In June this year, Mozambique’s new president, Filipe Nyusi, addressed a police parade in Maputo. “The news of policemen who join the ranks of criminals, particularly when I am told they have the necessary training so as not to commit the crimes they have embraced, deprives me of sleep,” he said.

Those sleepless nights are unlikely to end soon. Sophisticated criminal networks remain deeply embedded in Mozambican society with tentacles reaching into every level of the State and the ruling party. The country has been described as a “budding narco-state”, incapable of disrupting syndicates that have turned it into a transshipment point for heroin, cocaine, methamphetamine and marijuana. Joseph Hanlon – a prominent Mozambican academic – has written that according to international experts, “the value of illegal drug trade in Mozambique is probably greater than all foreign trade combined”.  Mozambique is also seen as an “important regional centre for money laundering and is principally linked to customs fraud and narcotics trafficking.”

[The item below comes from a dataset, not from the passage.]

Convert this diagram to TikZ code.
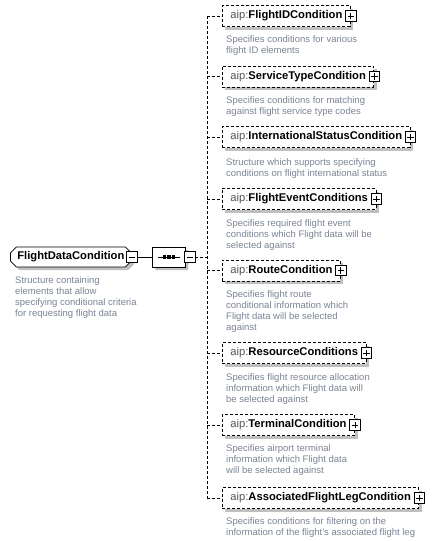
\documentclass[tikz,border=0pt]{standalone}
\usepackage{fontspec}
\setmainfont{Liberation Sans}
\usetikzlibrary{shapes.misc}
\definecolor{descc}{RGB}{122,132,148}
\definecolor{prefc}{RGB}{85,85,85}
\definecolor{shadc}{RGB}{192,192,192}
\tikzset{
  shadowed/.style={preaction={fill=shadc, draw=none, solid, transform canvas={shift={(3pt,-3pt)}}}},
  elem/.style={draw, line width=0.8pt, dash pattern=on 3pt off 2pt, fill=white, shadowed,
    minimum height=21pt, inner xsep=8pt, inner ysep=0pt, anchor=west,
    font=\fontsize{11.2}{13}\selectfont},
  rootbox/.style={draw, line width=0.8pt, fill=white, shadowed, chamfered rectangle,
    chamfered rectangle xsep=3pt, chamfered rectangle ysep=3pt,
    minimum height=20pt, inner xsep=4pt, inner ysep=0pt, anchor=west,
    font=\fontsize{11.2}{13}\selectfont\bfseries},
  seqbox/.style={draw, line width=0.8pt, fill=white, shadowed, chamfered rectangle,
    chamfered rectangle xsep=7pt, chamfered rectangle ysep=7pt,
    minimum width=33pt, minimum height=20pt, inner sep=0pt, anchor=west},
  pmbox/.style={draw, solid, line width=0.8pt, fill=white, minimum size=10.5pt, inner sep=0pt},
  plusbox/.style={pmbox, path picture={
    \draw[line width=0.9pt] ([xshift=2pt]path picture bounding box.west) -- ([xshift=-2pt]path picture bounding box.east)
      ([yshift=2pt]path picture bounding box.south) -- ([yshift=-2pt]path picture bounding box.north);}},
  minusbox/.style={pmbox, path picture={
    \draw[line width=0.9pt] ([xshift=2pt]path picture bounding box.west) -- ([xshift=-2pt]path picture bounding box.east);}},
  desc/.style={anchor=north west, inner sep=0pt, align=left, text=descc,
    font=\fontsize{9.5}{11}\selectfont},
  conn/.style={line width=0.8pt},
  dconn/.style={line width=0.8pt, dash pattern=on 3pt off 2pt},
}
\newcommand{\elabel}[1]{\textcolor{prefc}{aip:}\textbf{#1}\hspace{4pt}}
\begin{document}
\begin{tikzpicture}[x=1pt,y=-1pt]
\useasboundingbox (0,0) rectangle (432,541);

% root
\node[rootbox] (root) at (10,257) {FlightDataCondition\hspace{9pt}};
\node[minusbox] (rootm) at (root.east) {};
\node[desc] (rootd) at (15,276) {Structure containing\\elements that allow\\specifying conditional criteria\\for requesting flight data};

% sequence
\node[seqbox] (seq) at (152,257) {};
\draw[conn] ([xshift=-11pt]seq.center) -- ([xshift=11pt]seq.center);
\foreach \dx in {-4.5,0,4.5}
  \fill ([xshift=\dx pt]seq.center) +(-1.6pt,-1.6pt) rectangle +(1.6pt,1.6pt);
\node[minusbox] (seqm) at ([xshift=4pt]seq.east) {};
\draw[conn] (rootm.east) -- (seq.west);

% bus
\coordinate (vtop) at (207,16);
\coordinate (vbot) at (207,498);
\draw[dconn] (seqm.east) -- (seqm.east -| vtop);
\draw[dconn] (vtop) -- (vbot);

% children
\node[elem] (c1) at (222,16) {\elabel{FlightIDCondition}};
\node[elem] (c2) at (222,76.5) {\elabel{ServiceTypeCondition}};
\node[elem] (c3) at (222,137) {\elabel{InternationalStatusCondition}};
\node[elem] (c4) at (222,199) {\elabel{FlightEventConditions}};
\node[elem] (c5) at (222,270.5) {\elabel{RouteCondition}};
\node[elem] (c6) at (222,353) {\elabel{ResourceConditions}};
\node[elem] (c7) at (222,425) {\elabel{TerminalCondition}};
\node[elem] (c8) at (222,498) {\elabel{AssociatedFlightLegCondition}};
\foreach \c in {c1,c2,c3,c4,c5,c6,c7,c8}{
  \node[plusbox] (\c p) at (\c.east) {};
  \draw[dconn] (\c.west -| vtop) -- (\c.west);
}

\node[desc] (d1) at (226,35) {Specifies conditions for various\\flight ID elements};
\node[desc] (d2) at (226,96.5) {Specifies conditions for matching\\against flight service type codes};
\node[desc] (d3) at (226,158.5) {Structure which supports specifying\\conditions on flight international status};
\node[desc] (d4) at (226,219.5) {Specifies required flight event\\conditions which Flight data will be\\selected against};
\node[desc] (d5) at (226,290.5) {Specifies flight route\\conditional information which\\Flight data will be selected\\against};
\node[desc] (d6) at (226,373.5) {Specifies flight resource allocation\\information which Flight data will\\be selected against};
\node[desc] (d7) at (226,444.5) {Specifies airport terminal\\information which Flight data\\will be selected against};
\node[desc] (d8) at (226,517.5) {Specifies conditions for filtering on the\\information of the flight's associated flight leg};
\end{tikzpicture}
\end{document}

Added to this is the significant role the country plays in the trafficking of ivory and rhino horn. The US State Department describes Mozambique as “a source, transit, and, to a lesser extent, destination country for men, women, and children subjected to forced labour and sex trafficking”.

Nyusi has vowed to shake up the country’s law enforcement agencies and has said that “the fight against corruption and the defence of ethics must be a permanent way of life” in his government. But a year after his election, the president is struggling to gain control over his political party and the state and the public goodwill that saw him swept to power as an alternative to Guebuza’s authoritarian rule is beginning to wane.

Mozambique’s economy is on the rocks with the currency falling more than 40% against the US dollar in the past year. The country’s future prospects depend largely on the exploitation of vast reserves of natural gas that have been discovered in the north since 2010. Unchecked, the spate of kidnappings and the continuing stranglehold of criminal networks on the country are likely to have a dire impact on foreign investment and dwindling investor confidence.